* [Information provided]
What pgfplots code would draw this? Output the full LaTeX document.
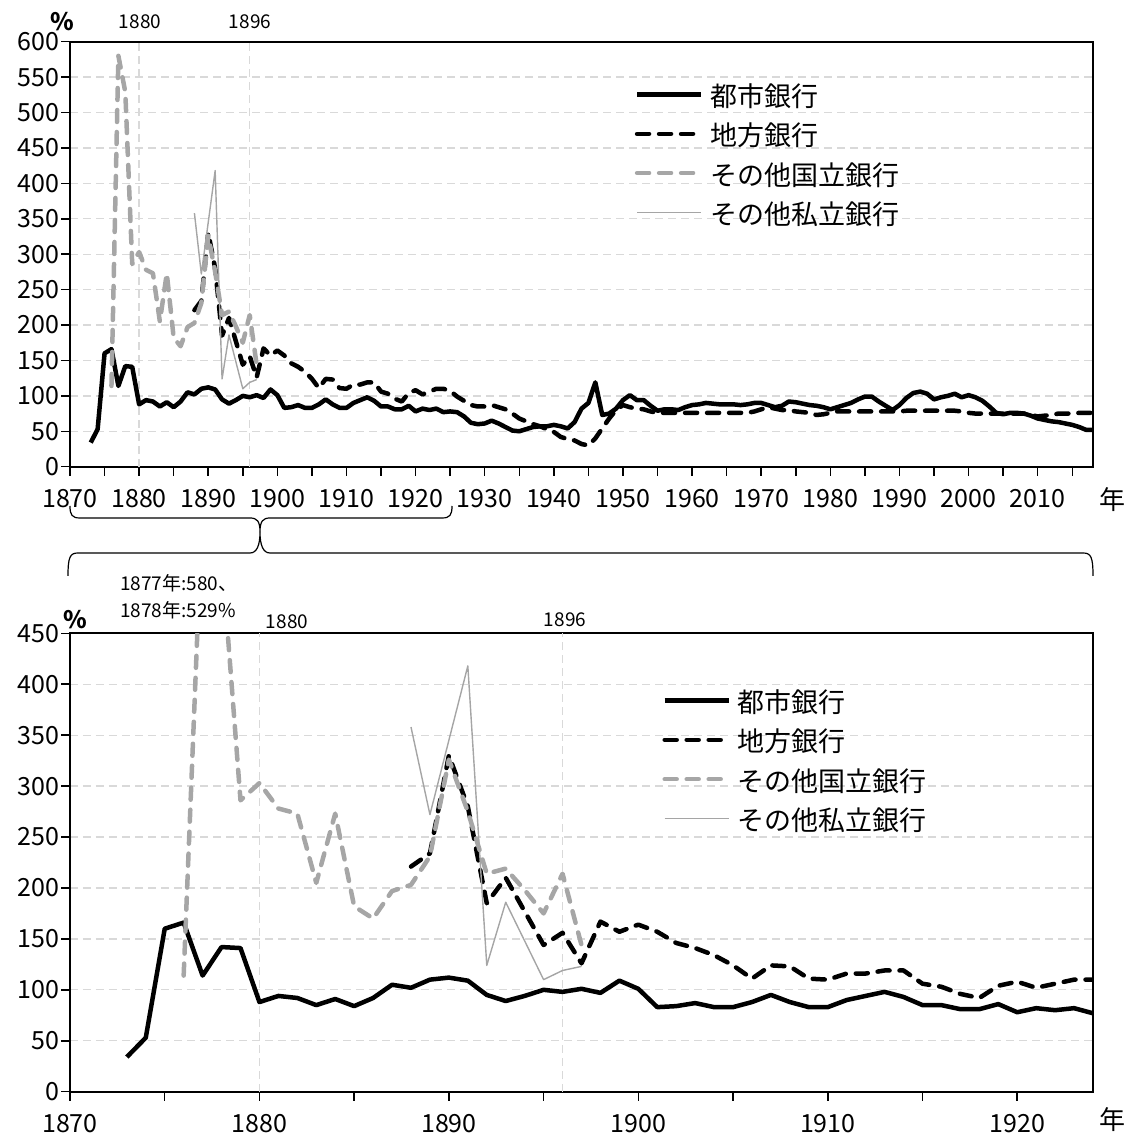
\documentclass[border=0pt]{standalone}
\usepackage{fontspec}
\setmainfont{Noto Sans CJK JP}
\usepackage{pgfplots}
\usepackage{pgfplotstable}
\pgfplotsset{compat=1.18}

\definecolor{natgray}{HTML}{A6A6A6}
\definecolor{privgray}{HTML}{A5A5A5}
\definecolor{gridgray}{HTML}{D9D9D9}

% 都市銀行
\pgfplotstableread{
year ratio
1873 34
1874 53
1875 160
1876 166
1877 114
1878 142
1879 141
1880 88
1881 94
1882 92
1883 85
1884 91
1885 84
1886 92
1887 105
1888 102
1889 110
1890 112
1891 109
1892 95
1893 89
1894 94
1895 100
1896 98
1897 101
1898 97
1899 109
1900 101
1901 83
1902 84
1903 87
1904 83
1905 83
1906 88
1907 95
1908 88
1909 83
1910 83
1911 90
1912 94
1913 98
1914 93
1915 85
1916 85
1917 81
1918 81
1919 86
1920 78
1921 82
1922 80
1923 82
1924 77
1925 78
1926 77
1927 71
1928 62
1929 60
1930 61
1931 65
1932 61
1933 56
1934 51
1935 50
1936 53
1937 56
1938 57
1939 57
1940 59
1941 57
1942 54
1943 63
1944 82
1945 90
1946 119
1947 73
1948 75
1949 82
1950 94
1951 101
1952 94
1953 94
1954 86
1955 79
1956 81
1957 81
1958 80
1959 84
1960 87
1961 88
1962 90
1963 89
1964 88
1965 88
1966 88
1967 87
1968 88
1969 90
1970 90
1971 87
1972 84
1973 86
1974 92
1975 91
1976 89
1977 87
1978 86
1979 84
1980 81
1981 84
1982 87
1983 90
1984 95
1985 99
1986 99
1987 92
1988 86
1989 80
1990 87
1991 97
1992 104
1993 106
1994 103
1995 95
1996 98
1997 100
1998 103
1999 98
2000 101
2001 98
2002 93
2003 85
2004 76
2005 74
2006 76
2007 76
2008 75
2009 72
2010 68
2011 66
2012 64
2013 63
2014 61
2015 59
2016 56
2017 52
2018 52
}\citybanks

% 地方銀行
\pgfplotstableread{
year ratio
1888 221
1889 234
1890 330
1891 280
1892 185
1893 210
1894 177
1895 144
1896 156
1897 126
1898 167
1899 157
1900 164
1901 157
1902 146
1903 141
1904 134
1905 124
1906 111
1907 124
1908 123
1909 111
1910 110
1911 116
1912 116
1913 119
1914 119
1915 106
1916 103
1917 96
1918 92
1919 104
1920 108
1921 102
1922 106
1923 110
1924 110
1925 107
1926 99
1927 93
1928 87
1929 85
1930 85
1931 87
1932 84
1933 81
1934 75
1935 68
1936 64
1937 60
1938 57
1939 53
1940 49
1941 42
1942 39
1943 37
1944 32
1945 30
1946 40
1947 54
1948 68
1949 80
1950 87
1951 84
1952 82
1953 81
1954 78
1955 76
1956 76
1957 76
1958 76
1959 76
1960 76
1961 76
1962 76
1963 76
1964 76
1965 76
1966 76
1967 76
1968 76
1969 78
1970 81
1971 84
1972 82
1973 80
1974 80
1975 78
1976 77
1977 76
1978 73
1979 74
1980 76
1981 78
1982 78
1983 78
1984 78
1985 78
1986 78
1987 78
1988 78
1989 78
1990 78
1991 79
1992 79
1993 79
1994 79
1995 79
1996 79
1997 79
1998 79
1999 78
2000 76
2001 75
2002 75
2003 75
2004 75
2005 75
2006 75
2007 75
2008 75
2009 73
2010 71
2011 72
2012 73
2013 75
2014 75
2015 75
2016 76
2017 76
2018 76
}\regionalbanks

% その他国立銀行
\pgfplotstableread{
year ratio
1876 114
1877 580
1878 529
1879 286
1880 303
1881 278
1882 273
1883 205
1884 273
1885 182
1886 170
1887 197
1888 203
1889 231
1890 326
1891 275
1892 214
1893 219
1894 198
1895 175
1896 214
1897 144
}\nationalbanks

% その他私立銀行
\pgfplotstableread{
year ratio
1888 358
1889 272
1890 345
1891 418
1892 124
1893 186
1894 148
1895 110
1896 119
1897 123
}\privatebanks

\pgfplotsset{
  citybank/.style={black, line width=4.5pt, line join=round},
  regionalbank/.style={black, line width=4.5pt, line join=round, line cap=round, dash pattern=on 12pt off 10pt},
  nationalbank/.style={natgray, line width=4.5pt, line join=round, line cap=round, dash pattern=on 12pt off 10pt},
  privatebank/.style={privgray, line width=1.4pt, line join=round},
  bankaxis/.style={
    scale only axis,
    width=1023pt,
    xmin=1870, ymin=0,
    axis line style={black, line width=1.8pt},
    tick pos=left, tick align=outside,
    major tick length=9pt, minor tick length=9pt,
    every tick/.style={black, line width=1.5pt},
    ytick distance=50,
    ymajorgrids,
    major grid style={gridgray, line width=1.3pt, dash pattern=on 8pt off 5pt},
    extra x ticks={1880,1896},
    extra x tick labels={},
    extra x tick style={grid=major, major tick length=0pt},
    ticklabel style={font=\fontsize{25}{25}\selectfont},
    xticklabel style={yshift=-10pt},
    yticklabel style={xshift=2pt},
    /pgf/number format/assume math mode=true,
    /pgf/number format/1000 sep={},
    legend style={draw=none, fill=none, font=\fontsize{27}{27}\selectfont,
      nodes={inner sep=0pt, text height=19pt, text depth=6pt},
      row sep=14.2pt,
      /tikz/every even column/.append style={column sep=8pt},
      /tikz/every odd column/.append style={column sep=7pt}},
    legend cell align=left,
    legend image code/.code={\draw[##1] (0pt,5.5pt) -- (64pt,5.5pt);},
  },
}

\newcommand{\bankseries}{%
  \addplot[citybank] table[x=year,y=ratio]{\citybanks};
  \addlegendentry{都市銀行}
  \addplot[regionalbank] table[x=year,y=ratio]{\regionalbanks};
  \addlegendentry{地方銀行}
  \addplot[nationalbank] table[x=year,y=ratio]{\nationalbanks};
  \addlegendentry{その他国立銀行}
  \addplot[privatebank] table[x=year,y=ratio]{\privatebanks};
  \addlegendentry{その他私立銀行}
}

\begin{document}
\begin{tikzpicture}
\useasboundingbox (0,0) rectangle (1128pt,1135pt);

% 1870--2018
\begin{axis}[bankaxis, at={(70pt,668.3pt)}, anchor=south west,
  height=425pt, xmax=2018, ymax=600,
  xtick={1870,1880,...,2010}, minor xtick={1875,1885,...,2015},
  legend style={at={(0.549,0.897)}, anchor=north west}]
\bankseries
\end{axis}

% 1870--1924
\begin{axis}[bankaxis, at={(70pt,43.3pt)}, anchor=south west,
  height=458.4pt, xmax=1924, ymax=450,
  xtick={1870,1880,...,1920}, minor xtick={1875,1885,...,1915},
  legend style={at={(0.576,0.873)}, anchor=north west}]
\bankseries
\end{axis}

\begin{scope}[x=1pt, y=-1pt, shift={(0pt,1135pt)}]
  % units and reference years
  \node[font=\fontsize{24}{24}\selectfont\bfseries] at (62,22) {\%};
  \node[font=\fontsize{19}{19}\selectfont] at (140,22) {1880};
  \node[font=\fontsize{19}{19}\selectfont] at (250,22) {1896};
  \node[font=\fontsize{26}{26}\selectfont] at (1112,500) {年};
  \node[font=\fontsize{24}{24}\selectfont\bfseries] at (75,620) {\%};
  \node[font=\fontsize{19}{19}\selectfont] at (287,622) {1880};
  \node[font=\fontsize{19}{19}\selectfont] at (565,620) {1896};
  \node[font=\fontsize{26}{26}\selectfont] at (1112,1120) {年};
  \node[font=\fontsize{19}{19}\selectfont, anchor=west, inner sep=0pt] at (120,583) {1877年:580、};
  \node[font=\fontsize{19}{19}\selectfont, anchor=west, inner sep=0pt] at (120,610) {1878年:529\%};
  % braces linking the two periods
  \draw[line width=1.2pt]
    (70,506) .. controls (70,515) and (72,518) .. (80,518) -- (250,518)
    .. controls (257,518) and (260,521) .. (260,532)
    .. controls (260,521) and (263,518) .. (270,518) -- (442,518)
    .. controls (450,518) and (452,515) .. (452,506);
  \draw[line width=1.2pt]
    (68,576) .. controls (68,557) and (70,553) .. (78,553) -- (250,553)
    .. controls (257,553) and (260,545) .. (260,532)
    .. controls (260,545) and (263,553) .. (270,553) -- (1083,553)
    .. controls (1091,553) and (1093,557) .. (1093,576);
\end{scope}
\end{tikzpicture}
\end{document}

* [Directions for this task] Every line above that contains the word "draw" should be reported.

* [Response to this task]
What pgfplots code would draw this? Output the full LaTeX document.
    legend style={draw=none, fill=none, font=\fontsize{27}{27}\selectfont,
    legend image code/.code={\draw[##1] (0pt,5.5pt) -- (64pt,5.5pt);},
  \draw[line width=1.2pt]
  \draw[line width=1.2pt]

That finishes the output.